Olympic kayaker Luuka Jones and professional surfer Matt Hewitt have joined forces to promote a jet ski safety campaign.
With higher numbers of jet skis on the water each year, riders should observe basic safety rules so that all water users can enjoy themselves, the pair say.
The campaign has been organised by Tauranga Harbourmaster Jennifer Roberts who said rising numbers of incidents, accidents and near misses involving jet skis had prompted the initiative.
Jet skis are as powerful and fast as a car but riders do not need a driver's licence and only need to be over 15 years of age.
Most jet ski incidents in the Bay of Plenty involved males aged between 17 and 30, Ms Roberts said.
"We don't want to spoil anyone's fun but people need to be reminded that they can have fun and still be safe at the same time."
"We want people to be mindful of others and not to fool around and put themselves and others at risk."
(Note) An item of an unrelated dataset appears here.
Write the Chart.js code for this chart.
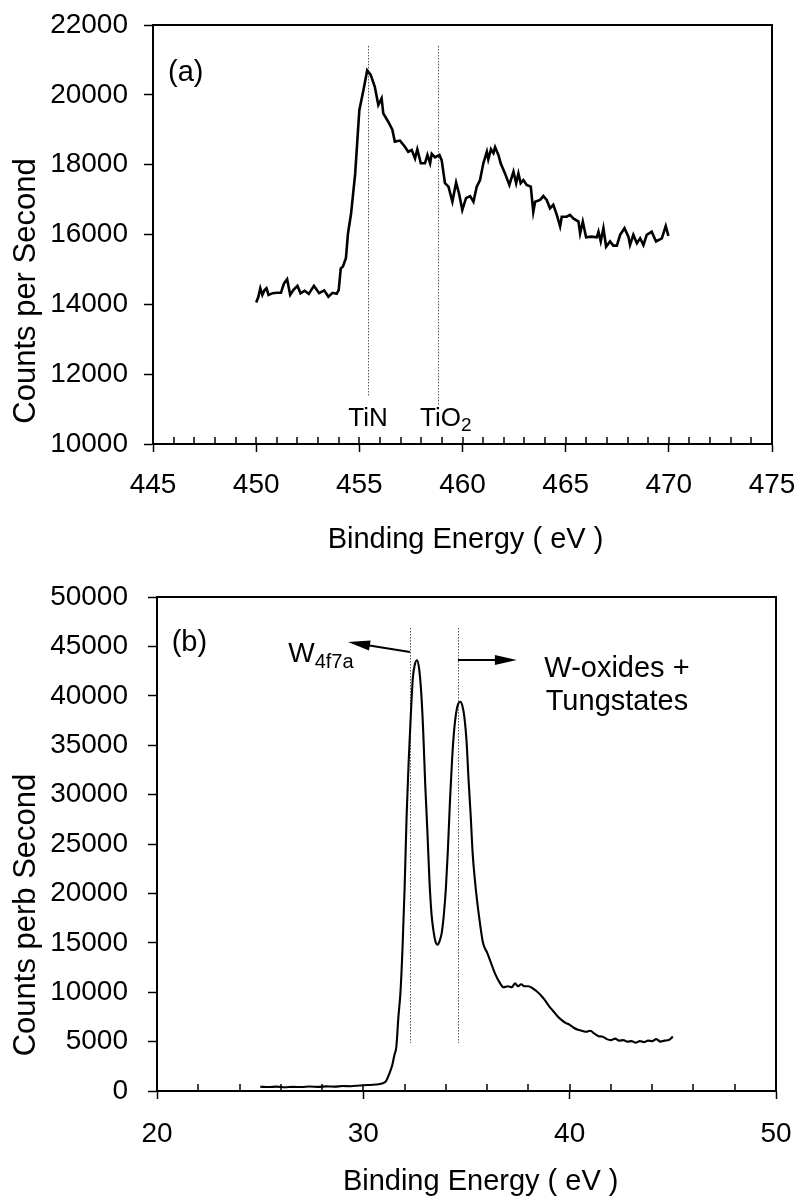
<!DOCTYPE html>
<html><head><meta charset="utf-8">
<script src="https://cdn.jsdelivr.net/npm/chart.js@4/dist/chart.umd.min.js"></script>
<style>
html,body{margin:0;padding:0;background:#fff;}
#wrap{position:relative;width:797px;height:1200px;overflow:hidden;}
canvas{position:absolute;left:0;}
</style></head><body>
<div id="wrap">
<canvas id="c1" width="797" height="560" style="top:0px"></canvas>
<canvas id="c2" width="797" height="640" style="top:560px"></canvas>
</div>
<script>
// ---------- (a) Ti 2p spectrum ----------
const energyA = [450.0,450.1,450.2,450.3,450.4,450.5,450.6,450.8,451.0,451.2,451.35,451.5,451.65,451.8,452.0,452.15,452.35,452.55,452.8,453.05,453.3,453.5,453.7,453.9,454.0,454.1,454.2,454.35,454.45,454.6,454.8,455.0,455.2,455.38,455.55,455.75,455.92,456.08,456.16,456.4,456.6,456.72,456.97,457.2,457.37,457.54,457.7,457.81,457.98,458.18,458.3,458.43,458.51,458.67,458.88,458.99,459.15,459.32,459.51,459.69,459.83,459.99,460.17,460.37,460.53,460.69,460.85,461.01,461.18,461.25,461.38,461.5,461.58,461.74,461.85,462.06,462.27,462.47,462.6,462.71,462.82,462.95,463.11,463.31,463.43,463.52,463.76,463.92,464.08,464.24,464.4,464.57,464.73,464.81,465.05,465.21,465.37,465.62,465.7,465.83,465.99,466.26,466.51,466.59,466.7,466.83,466.96,467.15,467.31,467.48,467.64,467.85,468.04,468.12,468.28,468.45,468.61,468.77,468.93,469.17,469.38,469.66,469.85,469.98];
const countsA = [14050,14200,14460,14270,14400,14460,14270,14320,14330,14330,14600,14720,14270,14410,14530,14315,14390,14300,14530,14320,14400,14220,14330,14300,14410,15030,15080,15320,16030,16600,17750,19560,20140,20700,20570,20230,19710,19900,19470,19230,19000,18660,18690,18520,18370,18420,18180,18440,18040,18040,18280,18040,18310,18210,18280,18130,17470,17370,16940,17490,17180,16700,17040,17100,16940,17370,17560,18040,18370,18150,18440,18330,18500,18280,18040,17750,17420,17800,17470,17750,17470,17560,17420,17370,16650,16940,16990,17100,16990,16750,16850,16560,16230,16510,16510,16560,16460,16370,16030,16370,15920,15940,15920,16080,15800,16180,15650,15800,15680,15680,15990,16180,15940,15700,15990,15750,15890,15700,15990,16080,15800,15890,16240,15960];
const xTicksA = [445,450,455,460,465,470,475];
const yTicksA = [10000,12000,14000,16000,18000,20000,22000];
const markerEnergyA = [455.4, 458.8];
const markerTopA = [21400, 21400];
const markerBottomA = [11350, 11100];

// ---------- (b) W 4f spectrum ----------
const energyB = [25.0,25.4,25.8,26.2,26.6,27.0,27.4,27.8,28.2,28.6,29.0,29.4,29.8,30.2,30.6,30.9,31.1,31.25,31.4,31.5,31.6,31.7,31.8,31.9,32.0,32.1,32.2,32.3,32.4,32.5,32.6,32.7,32.8,32.9,33.0,33.1,33.2,33.3,33.4,33.5,33.6,33.7,33.8,33.9,34.0,34.1,34.2,34.3,34.4,34.5,34.6,34.7,34.8,34.9,35.0,35.1,35.2,35.3,35.4,35.5,35.6,35.8,36.0,36.2,36.4,36.6,36.8,37.0,37.2,37.35,37.5,37.65,37.8,38.0,38.2,38.4,38.6,38.8,39.0,39.2,39.4,39.6,39.8,40.0,40.2,40.4,40.6,40.8,41.0,41.2,41.4,41.6,41.8,42.0,42.2,42.4,42.6,42.8,43.0,43.2,43.4,43.6,43.8,44.0,44.2,44.4,44.6,44.8,45.0];
const countsB = [430,400,440,380,420,400,450,420,470,440,500,480,560,600,650,760,1000,1700,2600,3600,4500,7500,10000,14500,20500,28000,33500,38000,41800,43200,43600,42800,40500,36500,31000,26500,21500,18000,16200,15100,14800,15200,16000,17800,20500,24500,29400,33500,36500,38300,39200,39400,39000,37800,35500,31500,28000,24000,21500,19500,17800,15000,14000,12900,11800,11000,10500,10600,10500,10900,10600,10800,10600,10600,10400,10100,9700,9200,8600,8100,7600,7200,6900,6700,6400,6200,6100,6000,6100,5800,5550,5500,5250,5150,5300,5100,5150,5000,5050,4900,5050,4950,5100,5050,5250,5000,5100,5150,5500];
const xTicksB = [20,30,40,50];
const yTicksB = [0,5000,10000,15000,20000,25000,30000,35000,40000,45000,50000];
const markerEnergyB = [32.26, 34.58];
const markerTopB = [46860, 46860];
const markerBottomB = [4860, 4860];

const FONT = "'Liberation Sans', Arial, Helvetica, sans-serif";
Chart.defaults.font.family = FONT;
Chart.defaults.color = '#000';

function drawParts(ctx, parts, x, y, align) {
  let total = 0;
  parts.forEach(p => { ctx.font = p.size + 'px ' + FONT; p.w = ctx.measureText(p.t).width; total += p.w; });
  let cx = align === 'center' ? x - total / 2 : x;
  parts.forEach(p => {
    ctx.font = p.size + 'px ' + FONT;
    ctx.textAlign = 'left'; ctx.textBaseline = 'alphabetic';
    ctx.fillText(p.t, cx, y + (p.dy || 0));
    cx += p.w;
  });
}

const decor = {
  id: 'decor',
  beforeDatasetsDraw(chart, args, o) {
    const ctx = chart.ctx, xs = chart.scales.x, ys = chart.scales.y;
    ctx.save();
    ctx.strokeStyle = '#555'; ctx.lineWidth = 1; ctx.setLineDash([1.5, 1.5]);
    o.vlines.x.forEach((v, i) => {
      const px = Math.round(xs.getPixelForValue(v)) + 0.5;
      ctx.beginPath();
      ctx.moveTo(px, ys.getPixelForValue(o.vlines.top[i]));
      ctx.lineTo(px, ys.getPixelForValue(o.vlines.bottom[i]));
      ctx.stroke();
    });
    ctx.restore();
  },
  afterDraw(chart, args, o) {
    const ctx = chart.ctx, xs = chart.scales.x, ys = chart.scales.y, a = chart.chartArea;
    ctx.save();
    ctx.strokeStyle = '#000'; ctx.lineWidth = 2;
    ctx.beginPath(); ctx.moveTo(a.left - 1, a.top); ctx.lineTo(a.right, a.top); ctx.lineTo(a.right, a.bottom + 1); ctx.stroke();
    // inward tick marks
    ctx.lineWidth = 1.5;
    for (let v = xs.min; v <= xs.max + 1e-9; v += o.minorStep) {
      const px = Math.round(xs.getPixelForValue(v)) ;
      ctx.beginPath(); ctx.moveTo(px, a.bottom); ctx.lineTo(px, a.bottom - 7); ctx.stroke();
    }
    // arrows
    (o.arrows || []).forEach(ar => {
      const x1 = xs.getPixelForValue(ar.from[0]), y1 = ys.getPixelForValue(ar.from[1]);
      const x2 = xs.getPixelForValue(ar.to[0]), y2 = ys.getPixelForValue(ar.to[1]);
      const ang = Math.atan2(y2 - y1, x2 - x1), L = 22, W = 5;
      ctx.strokeStyle = '#000'; ctx.fillStyle = '#000'; ctx.lineWidth = 2;
      ctx.beginPath(); ctx.moveTo(x1, y1); ctx.lineTo(x2 - Math.cos(ang) * (L - 2), y2 - Math.sin(ang) * (L - 2)); ctx.stroke();
      ctx.beginPath();
      ctx.moveTo(x2, y2);
      ctx.lineTo(x2 - Math.cos(ang) * L - Math.sin(ang) * W, y2 - Math.sin(ang) * L + Math.cos(ang) * W);
      ctx.lineTo(x2 - Math.cos(ang) * L + Math.sin(ang) * W, y2 - Math.sin(ang) * L - Math.cos(ang) * W);
      ctx.closePath(); ctx.fill();
    });
    // annotation texts (anchored in data units)
    ctx.fillStyle = '#000';
    (o.texts || []).forEach(t => {
      drawParts(ctx, t.parts, xs.getPixelForValue(t.x), ys.getPixelForValue(t.y), t.align || 'left');
    });
    // axis titles
    const xt = o.xTitle;
    ctx.font = xt.size + 'px ' + FONT; ctx.textAlign = 'center'; ctx.textBaseline = 'alphabetic';
    ctx.fillText(xt.text, xt.cx, xt.baseline);
    const yt = o.yTitle;
    ctx.save();
    ctx.translate(yt.baseline, yt.cy); ctx.rotate(-Math.PI / 2);
    ctx.font = yt.size + 'px ' + FONT; ctx.textAlign = 'center'; ctx.textBaseline = 'alphabetic';
    ctx.fillText(yt.text, 0, 0);
    ctx.restore();
    ctx.restore();
  }
};

function zeroPad(s) { s.paddingLeft = 0; s.paddingRight = 0; s.paddingTop = 0; s.paddingBottom = 0; }

function makeChart(id, cfg) {
  return new Chart(document.getElementById(id), {
    type: 'line',
    data: { datasets: [{
      data: cfg.xs.map((x, i) => ({ x: x, y: cfg.ys[i] })),
      borderColor: '#000', borderWidth: cfg.lw, pointRadius: 0, fill: false,
      tension: 0, cubicInterpolationMode: cfg.mono ? 'monotone' : 'default'
    }]},
    options: {
      responsive: false, animation: false, devicePixelRatio: 1,
      layout: { padding: cfg.pad },
      plugins: { legend: { display: false }, tooltip: { enabled: false }, decor: cfg.decor },
      scales: {
        x: {
          type: 'linear', min: cfg.xt[0], max: cfg.xt[cfg.xt.length - 1],
          afterBuildTicks: s => { s.ticks = cfg.xt.map(v => ({ value: v })); },
          afterFit: s => { s.height = cfg.xh; zeroPad(s); },
          ticks: { font: { size: 28 }, color: '#000', padding: cfg.xpad, maxRotation: 0, autoSkip: false, callback: v => String(v) },
          grid: { display: true, drawOnChartArea: false, drawTicks: true, tickLength: 8, tickColor: '#000', tickWidth: 1.5 },
          border: { display: true, color: '#000', width: 2 }
        },
        y: {
          type: 'linear', min: cfg.yt[0], max: cfg.yt[cfg.yt.length - 1],
          afterBuildTicks: s => { s.ticks = cfg.yt.map(v => ({ value: v })); },
          afterFit: s => { s.width = cfg.yw; zeroPad(s); },
          ticks: { font: { size: 28 }, color: '#000', padding: cfg.ypad, autoSkip: false, callback: v => String(v) },
          grid: { display: true, drawOnChartArea: false, drawTicks: true, tickLength: 9, tickColor: '#000', tickWidth: 1.5 },
          border: { display: true, color: '#000', width: 2 }
        }
      }
    },
    plugins: [decor]
  });
}

makeChart('c1', {
  xs: energyA, ys: countsA, lw: 2.6, mono: false,
  xt: xTicksA, yt: yTicksA, pad: { left: 0, right: 25, top: 25, bottom: 0 },
  xh: 116, yw: 153, xpad: 16, ypad: 16,
  decor: {
    minorStep: 1,
    vlines: { x: markerEnergyA, top: markerTopA, bottom: markerBottomA },
    texts: [
      { x: 445.73, y: 20400, parts: [{ t: '(a)', size: 29 }] },
      { x: 455.42, y: 10515, align: 'center', parts: [{ t: 'TiN', size: 26 }] },
      { x: 457.94, y: 10524, parts: [{ t: 'TiO', size: 26 }, { t: '2', size: 19, dy: 5 }] }
    ],
    xTitle: { text: 'Binding Energy ( eV )', size: 29, cx: 465.5, baseline: 547.5 },
    yTitle: { text: 'Counts per Second', size: 31, baseline: 35, cy: 291 }
  }
});

makeChart('c2', {
  xs: energyB, ys: countsB, lw: 2.1, mono: true,
  xt: xTicksB, yt: yTicksB, pad: { left: 0, right: 21, top: 37, bottom: 0 },
  xh: 109, yw: 157, xpad: 18, ypad: 20,
  decor: {
    minorStep: 2,
    vlines: { x: markerEnergyB, top: markerTopB, bottom: markerBottomB },
    arrows: [
      { from: [32.26, 44430], to: [29.26, 45450] },
      { from: [34.58, 43620], to: [37.44, 43620] }
    ],
    texts: [
      { x: 20.71, y: 44560, parts: [{ t: '(b)', size: 29 }] },
      { x: 26.36, y: 43450, parts: [{ t: 'W', size: 28 }, { t: '4f7a', size: 20, dy: 6.5 }] },
      { x: 38.77, y: 41930, parts: [{ t: 'W-oxides +', size: 29 }] },
      { x: 38.84, y: 38560, parts: [{ t: 'Tungstates', size: 29 }] }
    ],
    xTitle: { text: 'Binding Energy ( eV )', size: 29, cx: 480.7, baseline: 630 },
    yTitle: { text: 'Counts perb Second', size: 31, baseline: 35, cy: 355 }
  }
});
</script>
</body></html>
Tauranga surfer Matt Hewitt said surfers often used jet skis to transport themselves to difficult to access locations or to tow each other into big waves that would otherwise be too difficult to catch.
Hewitt has recently returned to Tauranga from an international surfing tour where he had the opportunity to get towed into big waves by a jet ski.
"I've been to [Matakana] Island twice since I've been home and I've noticed the increase of jet skis and how many young people have bought little boats, and jet skis, and are out there on the water.
"I want to endorse this campaign because most of them do not have the common sense of water awareness and what the ocean is capable of."
The consequences of a jet ski accident were potentially life threatening, Hewitt said. "If you were paddling in the water and a jet ski didn't see you and popped over a wave and ran you over, you would definitely get knocked out and could drown."
Olympic kayaker Luuka Jones said she often encountered jet skiers while she was paddling and she was concerned that some did not even have driver's licences yet were in charge of powerful, fast vehicles.
Jones and Hewitt jumped on a Harbour Master jet ski in front of the Mount Ocean Sports Club yesterday to learn some safety tips from Peter Head of Elements Water Sports.
The organisers of the campaign have produced posters and stickers displaying the five major safety messages they wanted to promote this summer.
The messages are; look out for your mates, go slow in shallow, you wouldn't speed through a park, it takes three to ski, and wear a lifejacket.
Regional harbourmasters and maritime volunteers will be out in force over coming months to remind jet skiers of the rules.
Dangerous riders can be fined but the council preferred to educate rather than regulate, Ms Roberts said.
"Rather than hand out tickets right away, we mostly talk to boaties, jet ski users and other people out on the water and find that often, if they have done something wrong, it's because they didn't know the rules,"she added.